## Directive
Reproduce all the lines below exactly and omit the images.
┏━━
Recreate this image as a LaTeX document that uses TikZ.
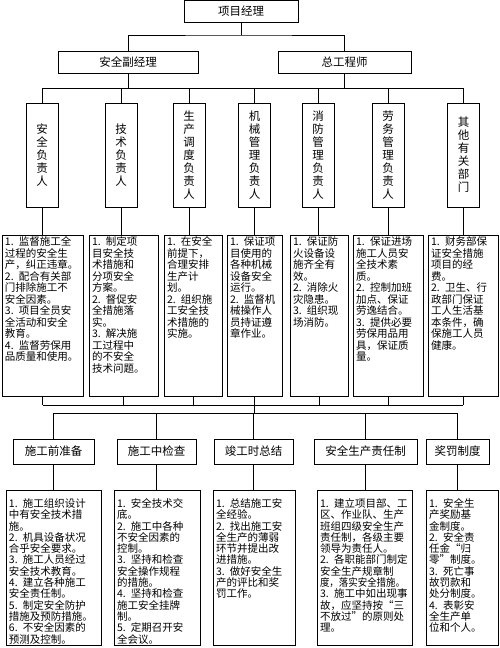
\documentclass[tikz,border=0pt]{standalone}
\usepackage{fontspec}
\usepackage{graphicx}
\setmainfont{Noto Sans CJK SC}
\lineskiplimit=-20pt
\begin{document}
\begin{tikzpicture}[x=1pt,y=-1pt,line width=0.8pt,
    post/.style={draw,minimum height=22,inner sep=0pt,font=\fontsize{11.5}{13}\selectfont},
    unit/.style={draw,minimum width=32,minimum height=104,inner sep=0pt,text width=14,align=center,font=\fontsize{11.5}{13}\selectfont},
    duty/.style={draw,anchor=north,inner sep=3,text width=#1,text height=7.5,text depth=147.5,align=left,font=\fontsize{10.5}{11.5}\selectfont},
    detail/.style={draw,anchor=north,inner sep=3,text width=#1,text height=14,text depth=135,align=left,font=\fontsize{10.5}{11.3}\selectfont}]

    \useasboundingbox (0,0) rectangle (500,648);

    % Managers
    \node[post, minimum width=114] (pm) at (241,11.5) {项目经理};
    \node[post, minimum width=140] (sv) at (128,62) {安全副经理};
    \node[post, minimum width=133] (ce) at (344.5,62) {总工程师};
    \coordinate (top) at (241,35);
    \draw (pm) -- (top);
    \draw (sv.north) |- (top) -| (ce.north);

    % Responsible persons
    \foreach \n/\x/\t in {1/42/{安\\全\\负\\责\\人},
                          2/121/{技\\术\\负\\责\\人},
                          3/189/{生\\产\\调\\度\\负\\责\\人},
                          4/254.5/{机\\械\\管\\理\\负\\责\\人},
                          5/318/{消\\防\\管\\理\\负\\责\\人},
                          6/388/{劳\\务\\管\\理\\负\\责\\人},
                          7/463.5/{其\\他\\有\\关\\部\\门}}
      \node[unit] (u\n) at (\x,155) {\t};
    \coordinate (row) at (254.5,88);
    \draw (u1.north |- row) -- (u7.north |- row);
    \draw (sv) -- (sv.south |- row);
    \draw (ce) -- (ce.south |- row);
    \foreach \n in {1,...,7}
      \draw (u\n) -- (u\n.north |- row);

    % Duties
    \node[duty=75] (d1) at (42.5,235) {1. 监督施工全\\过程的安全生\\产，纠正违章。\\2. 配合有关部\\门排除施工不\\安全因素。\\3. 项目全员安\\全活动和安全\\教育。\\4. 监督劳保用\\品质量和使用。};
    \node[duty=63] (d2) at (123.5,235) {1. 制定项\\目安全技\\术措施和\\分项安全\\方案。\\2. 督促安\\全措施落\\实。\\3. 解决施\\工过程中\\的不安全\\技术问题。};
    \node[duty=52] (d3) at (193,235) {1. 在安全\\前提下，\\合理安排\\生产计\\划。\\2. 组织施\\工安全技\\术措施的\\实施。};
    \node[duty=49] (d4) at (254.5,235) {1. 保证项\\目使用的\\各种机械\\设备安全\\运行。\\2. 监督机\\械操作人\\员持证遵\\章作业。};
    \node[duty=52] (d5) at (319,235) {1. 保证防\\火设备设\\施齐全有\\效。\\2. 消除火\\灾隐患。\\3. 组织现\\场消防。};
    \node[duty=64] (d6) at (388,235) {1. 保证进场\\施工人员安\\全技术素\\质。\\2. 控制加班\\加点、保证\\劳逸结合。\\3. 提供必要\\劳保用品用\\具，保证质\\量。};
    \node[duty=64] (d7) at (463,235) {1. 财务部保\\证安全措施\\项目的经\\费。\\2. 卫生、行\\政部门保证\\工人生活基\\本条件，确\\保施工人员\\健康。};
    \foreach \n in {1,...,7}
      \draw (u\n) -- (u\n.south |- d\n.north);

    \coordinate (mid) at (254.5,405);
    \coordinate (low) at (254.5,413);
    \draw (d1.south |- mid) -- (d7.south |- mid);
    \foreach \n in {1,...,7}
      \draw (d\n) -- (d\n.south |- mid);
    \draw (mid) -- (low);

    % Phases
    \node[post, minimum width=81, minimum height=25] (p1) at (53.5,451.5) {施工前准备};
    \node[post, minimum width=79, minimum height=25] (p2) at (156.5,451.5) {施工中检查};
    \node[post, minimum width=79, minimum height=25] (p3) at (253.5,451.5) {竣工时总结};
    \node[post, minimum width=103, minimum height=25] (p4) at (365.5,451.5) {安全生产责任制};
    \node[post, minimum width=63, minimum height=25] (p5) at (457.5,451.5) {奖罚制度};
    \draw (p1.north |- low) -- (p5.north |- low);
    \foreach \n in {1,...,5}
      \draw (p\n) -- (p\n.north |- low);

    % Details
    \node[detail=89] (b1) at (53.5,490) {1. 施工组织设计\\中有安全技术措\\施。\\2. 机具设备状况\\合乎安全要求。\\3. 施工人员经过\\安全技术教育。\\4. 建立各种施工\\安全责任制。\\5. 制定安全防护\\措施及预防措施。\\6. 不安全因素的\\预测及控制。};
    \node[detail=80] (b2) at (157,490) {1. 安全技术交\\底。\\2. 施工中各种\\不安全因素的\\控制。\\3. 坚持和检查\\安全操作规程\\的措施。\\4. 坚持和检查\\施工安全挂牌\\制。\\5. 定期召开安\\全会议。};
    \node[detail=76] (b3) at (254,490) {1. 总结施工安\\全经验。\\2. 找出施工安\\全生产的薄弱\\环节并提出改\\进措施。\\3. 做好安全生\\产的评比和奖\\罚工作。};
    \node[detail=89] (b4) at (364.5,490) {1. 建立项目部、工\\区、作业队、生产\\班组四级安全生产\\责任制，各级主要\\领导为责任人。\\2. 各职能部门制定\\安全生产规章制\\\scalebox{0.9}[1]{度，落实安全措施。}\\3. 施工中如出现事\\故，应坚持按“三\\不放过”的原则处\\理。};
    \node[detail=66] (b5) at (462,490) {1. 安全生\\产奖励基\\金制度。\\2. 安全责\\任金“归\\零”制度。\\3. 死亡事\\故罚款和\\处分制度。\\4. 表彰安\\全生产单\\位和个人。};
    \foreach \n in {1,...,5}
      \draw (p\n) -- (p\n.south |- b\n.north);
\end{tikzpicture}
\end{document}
┗━━
## Written solution
Recreate this image as a LaTeX document that uses TikZ.
\documentclass[tikz,border=0pt]{standalone}
\usepackage{fontspec}
\usepackage{graphicx}
\setmainfont{Noto Sans CJK SC}
\lineskiplimit=-20pt
\begin{document}
\begin{tikzpicture}[x=1pt,y=-1pt,line width=0.8pt,
    post/.style={draw,minimum height=22,inner sep=0pt,font=\fontsize{11.5}{13}\selectfont},
    unit/.style={draw,minimum width=32,minimum height=104,inner sep=0pt,text width=14,align=center,font=\fontsize{11.5}{13}\selectfont},
    duty/.style={draw,anchor=north,inner sep=3,text width=#1,text height=7.5,text depth=147.5,align=left,font=\fontsize{10.5}{11.5}\selectfont},
    detail/.style={draw,anchor=north,inner sep=3,text width=#1,text height=14,text depth=135,align=left,font=\fontsize{10.5}{11.3}\selectfont}]

    \useasboundingbox (0,0) rectangle (500,648);

    % Managers
    \node[post, minimum width=114] (pm) at (241,11.5) {项目经理};
    \node[post, minimum width=140] (sv) at (128,62) {安全副经理};
    \node[post, minimum width=133] (ce) at (344.5,62) {总工程师};
    \coordinate (top) at (241,35);
    \draw (pm) -- (top);
    \draw (sv.north) |- (top) -| (ce.north);

    % Responsible persons
    \foreach \n/\x/\t in {1/42/{安\\全\\负\\责\\人},
                          2/121/{技\\术\\负\\责\\人},
                          3/189/{生\\产\\调\\度\\负\\责\\人},
                          4/254.5/{机\\械\\管\\理\\负\\责\\人},
                          5/318/{消\\防\\管\\理\\负\\责\\人},
                          6/388/{劳\\务\\管\\理\\负\\责\\人},
                          7/463.5/{其\\他\\有\\关\\部\\门}}
      \node[unit] (u\n) at (\x,155) {\t};
    \coordinate (row) at (254.5,88);
    \draw (u1.north |- row) -- (u7.north |- row);
    \draw (sv) -- (sv.south |- row);
    \draw (ce) -- (ce.south |- row);
    \foreach \n in {1,...,7}
      \draw (u\n) -- (u\n.north |- row);

    % Duties
    \node[duty=75] (d1) at (42.5,235) {1. 监督施工全\\过程的安全生\\产，纠正违章。\\2. 配合有关部\\门排除施工不\\安全因素。\\3. 项目全员安\\全活动和安全\\教育。\\4. 监督劳保用\\品质量和使用。};
    \node[duty=63] (d2) at (123.5,235) {1. 制定项\\目安全技\\术措施和\\分项安全\\方案。\\2. 督促安\\全措施落\\实。\\3. 解决施\\工过程中\\的不安全\\技术问题。};
    \node[duty=52] (d3) at (193,235) {1. 在安全\\前提下，\\合理安排\\生产计\\划。\\2. 组织施\\工安全技\\术措施的\\实施。};
    \node[duty=49] (d4) at (254.5,235) {1. 保证项\\目使用的\\各种机械\\设备安全\\运行。\\2. 监督机\\械操作人\\员持证遵\\章作业。};
    \node[duty=52] (d5) at (319,235) {1. 保证防\\火设备设\\施齐全有\\效。\\2. 消除火\\灾隐患。\\3. 组织现\\场消防。};
    \node[duty=64] (d6) at (388,235) {1. 保证进场\\施工人员安\\全技术素\\质。\\2. 控制加班\\加点、保证\\劳逸结合。\\3. 提供必要\\劳保用品用\\具，保证质\\量。};
    \node[duty=64] (d7) at (463,235) {1. 财务部保\\证安全措施\\项目的经\\费。\\2. 卫生、行\\政部门保证\\工人生活基\\本条件，确\\保施工人员\\健康。};
    \foreach \n in {1,...,7}
      \draw (u\n) -- (u\n.south |- d\n.north);

    \coordinate (mid) at (254.5,405);
    \coordinate (low) at (254.5,413);
    \draw (d1.south |- mid) -- (d7.south |- mid);
    \foreach \n in {1,...,7}
      \draw (d\n) -- (d\n.south |- mid);
    \draw (mid) -- (low);

    % Phases
    \node[post, minimum width=81, minimum height=25] (p1) at (53.5,451.5) {施工前准备};
    \node[post, minimum width=79, minimum height=25] (p2) at (156.5,451.5) {施工中检查};
    \node[post, minimum width=79, minimum height=25] (p3) at (253.5,451.5) {竣工时总结};
    \node[post, minimum width=103, minimum height=25] (p4) at (365.5,451.5) {安全生产责任制};
    \node[post, minimum width=63, minimum height=25] (p5) at (457.5,451.5) {奖罚制度};
    \draw (p1.north |- low) -- (p5.north |- low);
    \foreach \n in {1,...,5}
      \draw (p\n) -- (p\n.north |- low);

    % Details
    \node[detail=89] (b1) at (53.5,490) {1. 施工组织设计\\中有安全技术措\\施。\\2. 机具设备状况\\合乎安全要求。\\3. 施工人员经过\\安全技术教育。\\4. 建立各种施工\\安全责任制。\\5. 制定安全防护\\措施及预防措施。\\6. 不安全因素的\\预测及控制。};
    \node[detail=80] (b2) at (157,490) {1. 安全技术交\\底。\\2. 施工中各种\\不安全因素的\\控制。\\3. 坚持和检查\\安全操作规程\\的措施。\\4. 坚持和检查\\施工安全挂牌\\制。\\5. 定期召开安\\全会议。};
    \node[detail=76] (b3) at (254,490) {1. 总结施工安\\全经验。\\2. 找出施工安\\全生产的薄弱\\环节并提出改\\进措施。\\3. 做好安全生\\产的评比和奖\\罚工作。};
    \node[detail=89] (b4) at (364.5,490) {1. 建立项目部、工\\区、作业队、生产\\班组四级安全生产\\责任制，各级主要\\领导为责任人。\\2. 各职能部门制定\\安全生产规章制\\\scalebox{0.9}[1]{度，落实安全措施。}\\3. 施工中如出现事\\故，应坚持按“三\\不放过”的原则处\\理。};
    \node[detail=66] (b5) at (462,490) {1. 安全生\\产奖励基\\金制度。\\2. 安全责\\任金“归\\零”制度。\\3. 死亡事\\故罚款和\\处分制度。\\4. 表彰安\\全生产单\\位和个人。};
    \foreach \n in {1,...,5}
      \draw (p\n) -- (p\n.south |- b\n.north);
\end{tikzpicture}
\end{document}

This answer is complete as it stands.